Киевская либеральная «революция достоинства», перейдя в этноплеменную войну на Донбассе, показала, что гибридные революции есть. Запущенная Апрельским пленумом перестройка — это именно гибридная «сталинистско-антисталинская революция», в ряду других консервативных революций ХХ века — от Муссолини до генерала Перона.
Сталин сотворил в России идеальный искусственный, т. е. нежизнеспособный социум. Затем он попытался национализировать революционную утопию, но не знал, как это сделать. Торопясь, старый генералиссимус использовал негодные инструменты.
Ощутив роль русского фактора еще до войны, послевоенный Сталин навязывал победителям расизм побежденных. В котел «коммунистического нацизма» вождь бросал самые странные ингредиенты: от викторианства большого стиля с раздельным обучением полов в школах-гимназиях до панславизма, уж совсем неуместного ввиду коммунистического Китая. Все это не сработало.
Перестройка стала очередной попыткой СССР перейти к стратегии национальных интересов сверхдержавы, отчаянным проектом по заземлению на глобусе страны-полигона мировой утопии.
Нищая Страна Советов в 1985 году все еще сохраняла необъятные ресурсы — социальные и глобальные не менее сырьевых. И европейская игра Горбачева между Парижем Миттерана и Лондоном Тэтчер (боявшихся как объединенной Германии, так и слишком единой Европы) была поначалу смелой игрой. При сохранении баланса с Берлином и Вашингтоном намечалась схема финансирования на немецкие марки создаваемого в СССР полузакрытого внутреннего рынка с перспективой его модернизации. Отсюда недалеко было до ситуации, когда Союз уговаривали бы вступить в НАТО и в европейское сообщество рука об руку с объединенной Германией. Конечно, для истинно большой игры тут нужен был игрок покрупнее Буша и посмелее Горбачева. Но Рейган уже ушел.

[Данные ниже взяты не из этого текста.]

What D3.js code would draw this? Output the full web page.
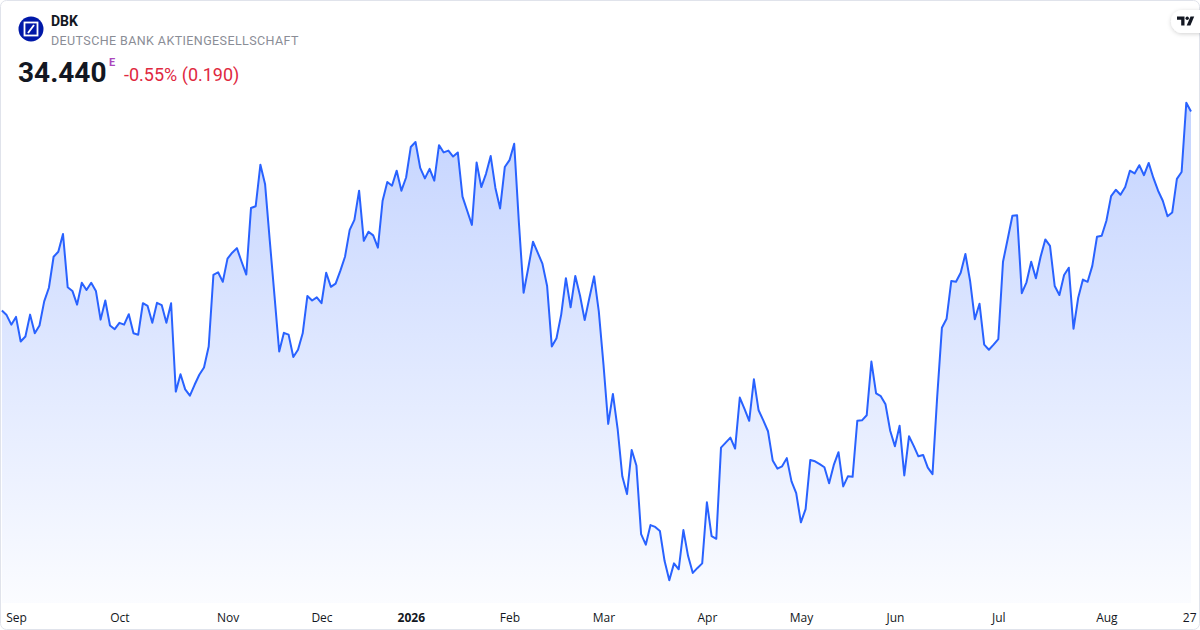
<!DOCTYPE html>
<html>
<head>
<meta charset="utf-8">
<script src="https://cdn.jsdelivr.net/npm/d3@7"></script>
<style>
  html, body { margin: 0; padding: 0; background: #ffffff; }
  svg { display: block; }
  .axis text { font-family: "Open Sans", sans-serif; font-size: 12px; fill: #131722; }
</style>
</head>
<body>
<svg id="chart" width="1200" height="630"></svg>
<script>
// DBK daily closes, Aug 27 2025 .. Aug 27 2026 (Xetra trading days)
var startDate = "2025-08-27";
var endDate = "2026-08-27";
var holidays = ["2025-12-24", "2025-12-25", "2025-12-26", "2025-12-31",
                "2026-01-01", "2026-04-03", "2026-04-06", "2026-05-01"];

var prices = [
  30.07, 29.97, 29.76, 29.93, 29.39, 29.50, 29.98, 29.57, 29.74, 30.27,
  30.57, 31.25, 31.36, 31.75, 30.58, 30.50, 30.20, 30.68, 30.52, 30.68,
  30.50, 29.87, 30.29, 29.74, 29.66, 29.80, 29.76, 29.99, 29.57, 29.54,
  30.23, 30.17, 29.80, 30.24, 30.19, 29.80, 30.23, 28.29, 28.67, 28.34,
  28.20, 28.44, 28.66, 28.82, 29.28, 30.85, 30.91, 30.70, 31.21, 31.34,
  31.44, 31.14, 30.86, 32.32, 32.36, 33.27, 32.84, 31.60, 30.39, 29.17,
  29.58, 29.54, 29.05, 29.21, 29.57, 30.39, 30.29, 30.36, 30.23, 30.90,
  30.59, 30.66, 30.94, 31.25, 31.84, 32.06, 32.70, 31.60, 31.80, 31.72,
  31.45, 32.48, 32.89, 32.81, 33.14, 32.70, 32.99, 33.66, 33.77, 33.20,
  32.97, 33.18, 32.92, 33.70, 33.54, 33.58, 33.45, 33.54, 32.57, 32.26,
  31.95, 33.32, 32.78, 33.07, 33.46, 32.76, 32.31, 33.22, 33.37, 33.73,
  32.00, 30.46, 31.01, 31.58, 31.34, 31.10, 30.61, 29.28, 29.46, 29.98,
  30.78, 30.14, 30.83, 30.40, 29.86, 30.35, 30.82, 30.05, 28.88, 27.58,
  28.24, 27.48, 26.43, 26.04, 27.01, 26.67, 25.16, 24.93, 25.36, 25.32,
  25.23, 24.57, 24.15, 24.52, 24.39, 25.25, 24.68, 24.31, 24.42, 24.52,
  25.86, 25.12, 25.06, 27.06, 27.17, 27.28, 27.04, 28.16, 27.91, 27.65,
  28.56, 27.88, 27.66, 27.42, 26.78, 26.60, 26.65, 26.83, 26.32, 26.06,
  25.42, 25.71, 26.79, 26.76, 26.70, 26.63, 26.28, 26.68, 26.96, 26.21,
  26.43, 26.42, 27.65, 27.66, 27.77, 28.95, 28.25, 28.19, 28.01, 27.43,
  27.09, 27.54, 26.45, 27.31, 27.10, 26.87, 26.90, 26.62, 26.48, 28.18,
  29.69, 29.89, 30.72, 30.70, 30.90, 31.31, 30.72, 29.88, 30.22, 29.32,
  29.21, 29.32, 29.44, 31.14, 31.64, 32.15, 32.16, 30.45, 30.69, 31.14,
  30.78, 31.25, 31.63, 31.49, 30.61, 30.41, 30.85, 31.01, 29.67, 30.35,
  30.75, 30.70, 31.05, 31.69, 31.71, 32.04, 32.58, 32.72, 32.61, 32.78,
  33.14, 33.08, 33.26, 33.04, 33.31, 32.98, 32.70, 32.48, 32.14, 32.22,
  32.96, 33.11, 34.63, 34.44
];

var tickLabels = ["Sep", "Oct", "Nov", "Dec", "2026", "Feb", "Mar", "Apr", "May", "Jun", "Jul", "Aug", "27"];

var symbol = "DBK";
var companyName = "DEUTSCHE BANK AKTIENGESELLSCHAFT";
var lastPrice = "34.440";
var changeText = "-0.55% (0.190)";

// trading calendar
var parseDay = d3.utcParse("%Y-%m-%d");
var fmtDay = d3.utcFormat("%Y-%m-%d");
var dates = d3.utcDay.range(parseDay(startDate), d3.utcDay.offset(parseDay(endDate), 1))
    .filter(function(d) {
        var wd = d.getUTCDay();
        return wd !== 0 && wd !== 6 && holidays.indexOf(fmtDay(d)) < 0;
    });

var data = prices.map(function(p, i) { return { i: i, date: dates[i], price: p }; });

// first trading day of each month + last day
var tickIdx = [];
data.forEach(function(d, i) {
    if (i > 0 && d.date.getUTCMonth() !== data[i - 1].date.getUTCMonth()) tickIdx.push(i);
});
tickIdx.push(data.length - 1);

var svg = d3.select("#chart");
var plotTop = 80, plotBottom = 603;

var x = d3.scaleLinear()
    .domain([0, data.length - 1])
    .range([1.9, 1191]);

var y = d3.scaleLinear()
    .domain([23.65, 35.13])
    .range([plotBottom, plotTop]);

// card frame
svg.append("rect")
    .attr("x", 0.5).attr("y", 0.5)
    .attr("width", 1199).attr("height", 629)
    .attr("rx", 6)
    .style("fill", "#ffffff")
    .style("stroke", "#e0e3eb");

var defs = svg.append("defs");
var grad = defs.append("linearGradient")
    .attr("id", "areaFill")
    .attr("gradientUnits", "userSpaceOnUse")
    .attr("x1", 0).attr("x2", 0)
    .attr("y1", y(d3.max(prices))).attr("y2", plotBottom);
grad.append("stop").attr("offset", "0%").attr("stop-color", "#2962ff").attr("stop-opacity", 0.28);
grad.append("stop").attr("offset", "100%").attr("stop-color", "#2962ff").attr("stop-opacity", 0.02);

var shadow = defs.append("filter").attr("id", "pillShadow")
    .attr("x", "-50%").attr("y", "-50%").attr("width", "200%").attr("height", "200%");
shadow.append("feDropShadow")
    .attr("dx", 0).attr("dy", 1).attr("stdDeviation", 2)
    .attr("flood-color", "#000000").attr("flood-opacity", 0.18);

var area = d3.area()
    .x(function(d) { return x(d.i); })
    .y0(plotBottom)
    .y1(function(d) { return y(d.price); });

var line = d3.line()
    .x(function(d) { return x(d.i); })
    .y(function(d) { return y(d.price); });

svg.append("path")
    .datum(data)
    .attr("d", area)
    .style("fill", "url(#areaFill)");

svg.append("path")
    .datum(data)
    .attr("d", line)
    .style("fill", "none")
    .style("stroke", "#2962ff")
    .style("stroke-width", 2)
    .style("stroke-linejoin", "round");

// time axis
var xAxis = d3.axisBottom(x)
    .tickValues(tickIdx)
    .tickSize(0)
    .tickPadding(0)
    .tickFormat(function(d, i) { return tickLabels[i]; });

var axisG = svg.append("g")
    .attr("class", "axis")
    .attr("transform", "translate(0, 613)")
    .call(xAxis);
axisG.select(".domain").remove();
axisG.selectAll("text")
    .style("font-weight", function(d, i) { return tickLabels[i] === "2026" ? 700 : 400; })
    .attr("text-anchor", function(d, i) { return i === tickIdx.length - 1 ? "end" : "middle"; })
    .attr("dx", function(d, i) { return i === tickIdx.length - 1 ? "5px" : 0; });

// header
var logo = svg.append("g").attr("transform", "translate(31, 29)");
logo.append("circle").attr("r", 12.5).style("fill", "#0018a8");
logo.append("rect")
    .attr("x", -6.5).attr("y", -6.5).attr("width", 13).attr("height", 13)
    .style("fill", "none").style("stroke", "#ffffff").style("stroke-width", 1.8);
logo.append("line")
    .attr("x1", -3).attr("y1", 4).attr("x2", 3).attr("y2", -4)
    .style("stroke", "#ffffff").style("stroke-width", 1.8);

svg.append("text")
    .attr("x", 51).attr("y", 26)
    .style("font-family", "Roboto, sans-serif")
    .style("font-size", "14px").style("font-weight", 700)
    .style("fill", "#131722")
    .text(symbol);

svg.append("text")
    .attr("x", 51).attr("y", 45)
    .style("font-family", "Roboto, sans-serif")
    .style("font-size", "12.5px").style("letter-spacing", "0.4px")
    .style("fill", "#8a8d96")
    .text(companyName);

svg.append("text")
    .attr("x", 18).attr("y", 82)
    .style("font-family", "Roboto, sans-serif")
    .style("font-size", "28px").style("font-weight", 700)
    .style("fill", "#131722")
    .text(lastPrice);

svg.append("text")
    .attr("x", 109).attr("y", 66)
    .style("font-family", "Roboto, sans-serif")
    .style("font-size", "11px").style("font-weight", 700)
    .style("fill", "#ab47bc")
    .text("E");

svg.append("text")
    .attr("x", 124).attr("y", 81)
    .style("font-family", "Roboto, sans-serif")
    .style("font-size", "18px")
    .style("fill", "#e0293f")
    .text(changeText);

// tradingview pill
svg.append("rect")
    .attr("x", 1171).attr("y", 10).attr("width", 40).attr("height", 23).attr("rx", 11.5)
    .attr("filter", "url(#pillShadow)")
    .style("fill", "#ffffff");
var tv = svg.append("g").attr("transform", "translate(1177, 16.5)").style("fill", "#131722");
tv.append("path").attr("d", "M0 0 H7.5 V9 H4.2 V3.3 H0 Z");
tv.append("circle").attr("cx", 10.2).attr("cy", 1.7).attr("r", 1.7);
tv.append("path").attr("d", "M13.5 0 H17.2 L13.4 9 H9.7 Z");
</script>
</body>
</html>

Сталинская версия национальных интересов двулика: «Мы ориентировались в прошлом и ориентируемся в настоящем на СССР, и только на СССР». Фраза звучит твердо. Но из нее вытекало, что внешнюю политику СССР можно проводить изнутри самого СССР, не покидая рамок внутренней политики. Здесь Сталин и Горбачев мыслили одинаково — оба при внешних неудачах приступали к внутренней реорганизации.
Апрельский пленум ЦК КПСС был попыткой достройки системы до национальной государственности — проектом русского nation building в комплексе колоссальных, но решаемых проблем СССР. Всякий раз, когда это не удавалось, сталинский бронепоезд просто менял утопию. Всемирное братство сменилось на утопию потребительского счастья большинства за счет мировой торговли.
Естественно, такая утопия проворовалась еще быстрей предыдущих.
Отдельно взятая Российская Федерация не имела ни шанса приступить к национальной повестке. Было иллюзией думать, что, разъяв советский геном на части, мы извлечем особую «русскую часть России». И взбрык Владимира Путина на его третьем сроке — это безнадежный рывок к апрельской повестке 1985 года. Но теперь во имя национальных интересов развернута уже полемика со всей русской культурой — проевропейской, христианской и либеральной.
Однако изобрести России новое прошлое нельзя.
Мы привыкли, что реформы раз за разом уничтожают государство, для которого их начинали. Если нас посетит античный путешественник, кто-нибудь вроде Страбона, он непременно запишет: «Здесь веруют, что привнесение новизны ведет страну к мятежу и погибели». Наша государственность строится на необдуманности наших действий. Можно возразить: и ничего ведь, живы? Но в России 2015 года людей меньше, чем в России 1915-го. Отмечая великое 30-летие, мы вышли на демографические рубежи года 1905-го и страшно этим горды.